Nothing good, that's for sure... so that was the starting point, a  
world gone to hell because it's chosen one decided it wasn't worth  
the effort of saving them. Lee and I (my co-editor on Elemental for  
Tor) back and forthed ideas, having a blast simply creating. That's  
one of the drawbacks of doing stuff like Dr Who and Warhammer and all  
these other IPs, you get to exercise your writing muscles but your  
creativity ones begin to fester. The drive disappeared in a flurry of  
world building and by the end of it we'd essentially mapped out an  
entire world, elements of its past and future, and of the fall.
 
        Then like all good ideas it got to sit on a shelf for the best part  
of a year, building into something more.
 
        I wrote the first Thera story back in April, for Solaris' Book  
of Fantasy (The Song Her Heart Sang - It's a love story) and then a  
linked one for Meadowhawk Press' Touched By Wonder. When Ed asked 
me to do something for IMGS I knew I wanted to do something in Thera,  
giving one of the legends some life. Most stories tend to be written  
in coffee shops, this one was written on the plane to Croatia, in  
Dubrovnik and on a balcony in Markashka during a hurricane.

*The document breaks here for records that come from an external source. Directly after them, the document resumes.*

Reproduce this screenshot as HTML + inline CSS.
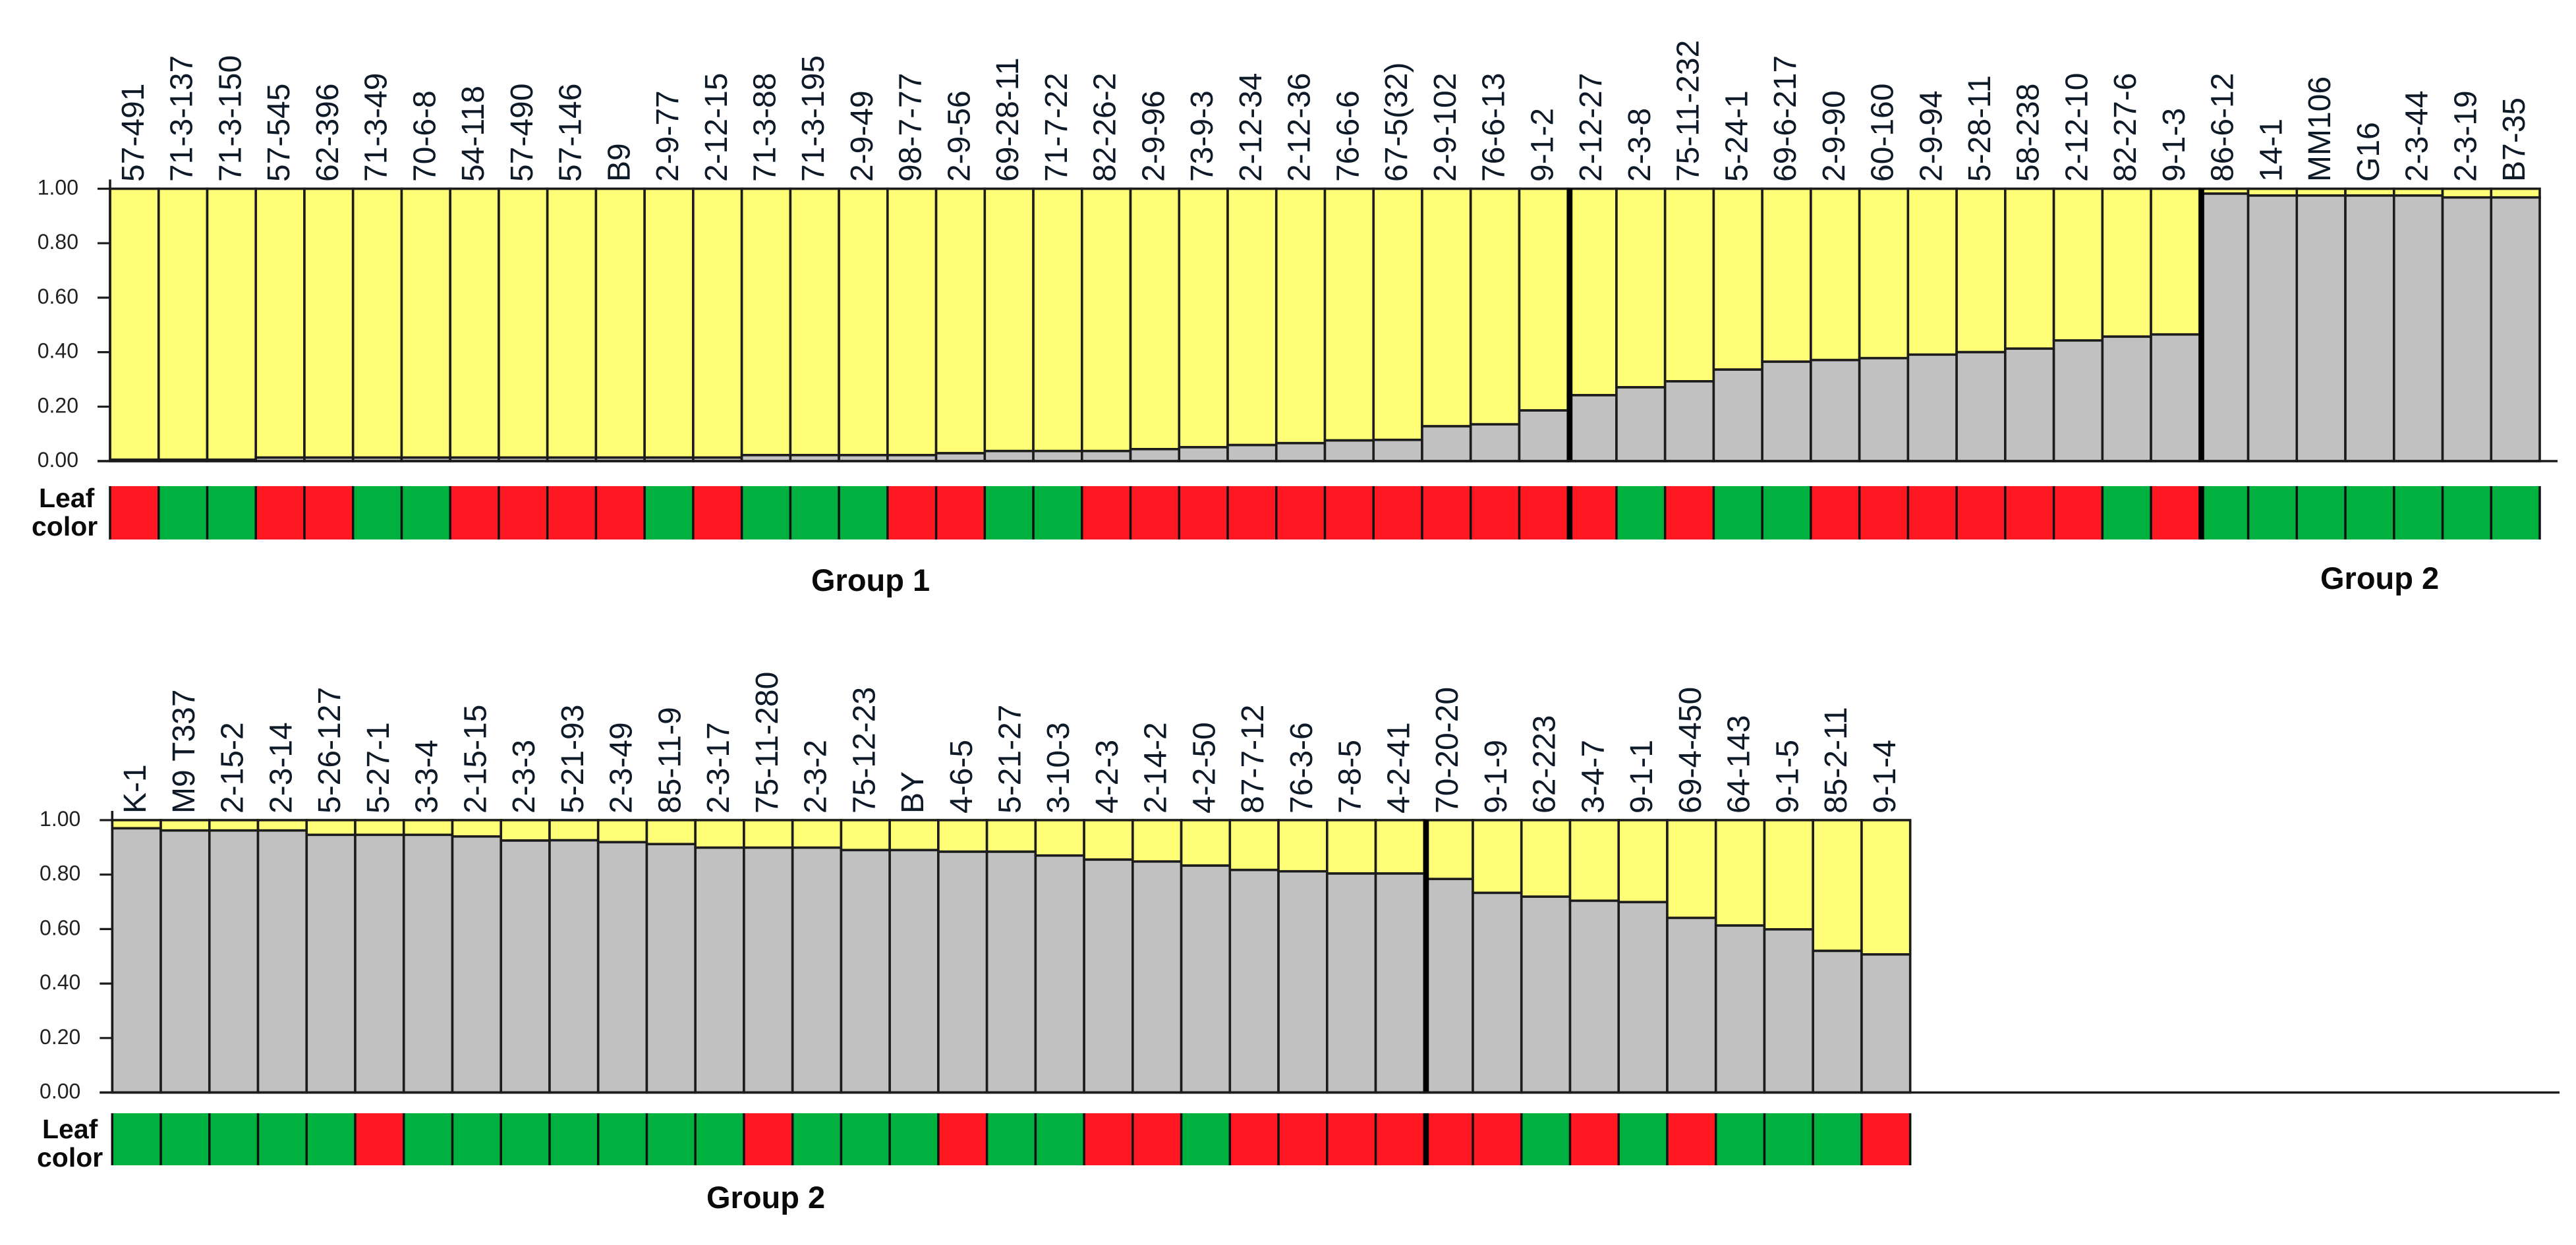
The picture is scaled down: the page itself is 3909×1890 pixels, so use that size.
<!DOCTYPE html>
<html lang="en">
<head>
<meta charset="utf-8">
<title>Population structure bar plot with leaf color</title>
<style>
  html, body { margin: 0; padding: 0; background: #ffffff; }
  svg { display: block; }
  text { font-family: "Liberation Sans", Arial, sans-serif; }
  .sample { font-size: 48px; fill: #0e1a28; }
  .tick { font-size: 32px; fill: #222222; }
  .bold { font-weight: bold; fill: #0a0a0a; }
</style>
</head>
<body>
<svg id="chart" xmlns="http://www.w3.org/2000/svg" width="3909" height="1890" viewBox="0 0 3909 1890">
  <rect x="0" y="0" width="3909" height="1890" fill="#ffffff"/>
  <g id="panel-top"></g>
  <g id="panel-bottom"></g>
  <text class="bold" x="59" y="770" font-size="41">Leaf</text>
  <text class="bold" x="48" y="813" font-size="41">color</text>
  <text class="bold" x="64" y="1728" font-size="41">Leaf</text>
  <text class="bold" x="56" y="1771" font-size="41">color</text>
  <text class="bold" x="1231" y="897" font-size="47">Group 1</text>
  <text class="bold" x="3521" y="894" font-size="47">Group 2</text>
  <text class="bold" x="1072" y="1834" font-size="47">Group 2</text>
</svg>
<script>
const tickValues = [0, 0.2, 0.4, 0.6, 0.8, 1];
const tickLabels = ["0.00", "0.20", "0.40", "0.60", "0.80", "1.00"];

const samplesTop = ["57-491","71-3-137","71-3-150","57-545","62-396","71-3-49","70-6-8","54-118","57-490","57-146","B9","2-9-77","2-12-15","71-3-88","71-3-195","2-9-49","98-7-77","2-9-56","69-28-11","71-7-22","82-26-2","2-9-96","73-9-3","2-12-34","2-12-36","76-6-6","67-5(32)","2-9-102","76-6-13","9-1-2","2-12-27","2-3-8","75-11-232","5-24-1","69-6-217","2-9-90","60-160","2-9-94","5-28-11","58-238","2-12-10","82-27-6","9-1-3","86-6-12","14-1","MM106","G16","2-3-44","2-3-19","B7-35"];
const grayTop = [0.005,0.005,0.005,0.013,0.013,0.013,0.013,0.013,0.013,0.013,0.013,0.013,0.013,0.022,0.022,0.022,0.022,0.029,0.037,0.037,0.037,0.044,0.051,0.059,0.066,0.076,0.078,0.128,0.135,0.186,0.242,0.271,0.293,0.336,0.365,0.371,0.378,0.391,0.4,0.413,0.443,0.457,0.465,0.982,0.975,0.975,0.975,0.975,0.968,0.968];
const leafTop = ["R","G","G","R","R","G","G","R","R","R","R","G","R","G","G","G","R","R","G","G","R","R","R","R","R","R","R","R","R","R","R","G","R","G","G","R","R","R","R","R","R","G","R","G","G","G","G","G","G","G"];
const breaksTop = [30, 43];

const samplesBottom = ["K-1","M9 T337","2-15-2","2-3-14","5-26-127","5-27-1","3-3-4","2-15-15","2-3-3","5-21-93","2-3-49","85-11-9","2-3-17","75-11-280","2-3-2","75-12-23","BY","4-6-5","5-21-27","3-10-3","4-2-3","2-14-2","4-2-50","87-7-12","76-3-6","7-8-5","4-2-41","70-20-20","9-1-9","62-223","3-4-7","9-1-1","69-4-450","64-143","9-1-5","85-2-11","9-1-4"];
const grayBottom = [0.97,0.962,0.962,0.962,0.946,0.946,0.946,0.94,0.925,0.926,0.919,0.912,0.899,0.899,0.899,0.89,0.89,0.884,0.884,0.87,0.855,0.848,0.833,0.817,0.812,0.804,0.804,0.784,0.733,0.719,0.704,0.699,0.641,0.613,0.599,0.52,0.507];
const leafBottom = ["G","G","G","G","G","R","G","G","G","G","G","G","G","R","G","G","G","R","G","G","R","R","G","R","R","R","R","R","R","G","R","G","R","G","G","G","R"];
const breaksBottom = [27];

const SVG_NS = "http://www.w3.org/2000/svg";
const YELLOW = "#ffff77";
const GRAY = "#c1c1c1";
const LEAF_FILL = { R: "#ff1821", G: "#00b140" };
const LINE = "#1c1c1c";

function make(parent, tag, attrs) {
  const el = document.createElementNS(SVG_NS, tag);
  for (const k in attrs) el.setAttribute(k, attrs[k]);
  parent.appendChild(el);
  return el;
}

function drawPanel(parent, cfg, samples, gray, leaf, breaks) {
  const barW = 73.74;
  const x = i => cfg.left + i * barW;
  const y = v => cfg.zero - v * (cfg.zero - cfg.one);

  samples.forEach((name, i) => {
    const g = gray[i];
    const yellowRect = make(parent, "rect", { x: x(i), y: y(1), width: barW, height: y(g) - y(1), fill: YELLOW, stroke: LINE, "stroke-width": 3.6 });
    
    
    const grayRect = make(parent, "rect", { x: x(i), y: y(g), width: barW, height: y(0) - y(g), fill: GRAY, stroke: LINE, "stroke-width": 3.6 });
    
    
    const cell = make(parent, "rect", { x: x(i), y: cfg.stripTop, width: barW, height: cfg.stripBottom - cfg.stripTop, fill: LEAF_FILL[leaf[i]] });
    
    
    const cx = x(i) + barW / 2 + 14;
    const label = make(parent, "text", { class: "sample", x: cx, y: cfg.labelBase, transform: "rotate(-90 " + cx + " " + cfg.labelBase + ")" });
    label.textContent = name;
    
    
  });

  for (let i = 0; i <= samples.length; i++) {
    const sep = make(parent, "rect", { x: x(i) - 1.75, y: cfg.stripTop, width: 3.5, height: cfg.stripBottom - cfg.stripTop, fill: "#111111" });
    
    
  }

  breaks.forEach(b => {
    const thick = make(parent, "rect", { x: x(b) - 1, y: y(1), width: 8, height: y(0) - y(1), fill: "#000000" });
    
    
    const thickStrip = make(parent, "rect", { x: x(b) - 1, y: cfg.stripTop, width: 8, height: cfg.stripBottom - cfg.stripTop, fill: "#000000" });
    
    
  });

  const baseline = make(parent, "line", { x1: cfg.left - 19, x2: cfg.axisRight, y1: y(0), y2: y(0), stroke: LINE, "stroke-width": 3.6 });
  
  
  const yAxis = make(parent, "line", { x1: cfg.left, x2: cfg.left, y1: y(1) - 14, y2: y(0), stroke: LINE, "stroke-width": 3.6 });
  
  

  tickValues.forEach((v, i) => {
    const tick = make(parent, "line", { x1: cfg.left - 19, x2: cfg.left, y1: y(v), y2: y(v), stroke: LINE, "stroke-width": 3.2 });
    
    
    const t = make(parent, "text", { class: "tick", x: cfg.left - 48, y: y(v) + 9, "text-anchor": "end" });
    t.textContent = tickLabels[i];
    
    
  });
}

drawPanel(document.getElementById("panel-top"),
  { left: 167, zero: 700, one: 286.5, stripTop: 738, stripBottom: 819, labelBase: 276, axisRight: 3881 },
  samplesTop, grayTop, leafTop, breaksTop);

drawPanel(document.getElementById("panel-bottom"),
  { left: 170.3, zero: 1658.5, one: 1245, stripTop: 1690, stripBottom: 1769, labelBase: 1235, axisRight: 3884 },
  samplesBottom, grayBottom, leafBottom, breaksBottom);
</script>
</body>
</html>
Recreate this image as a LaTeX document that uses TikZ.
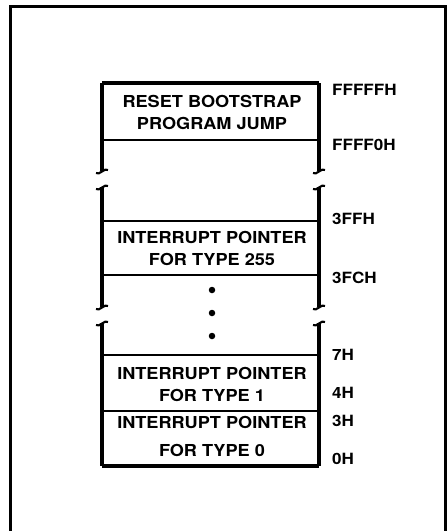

Little  
bits of Bosnia (Mostar) and Dubrovnik snuck into the story in the  
architecture - which is always something I find difficult to do - I  
tend to just want to say it's a house, it's a place, it's a big shiny  
ball... and leave it at that, but surrounded by so many amazing  
constructs I knew I had to do the visual aspect justice this time.
 
        Late next year there's a mosaic novel coming out, The Machineries 
of Silence (Bad Moon Books) which will piece together more of the  
legends of Thera while I work on the first novel.
 
        All that remains is to thank Ed for his work on the piece, and my 
co-pilot on that long drive without whom the world would cease to be.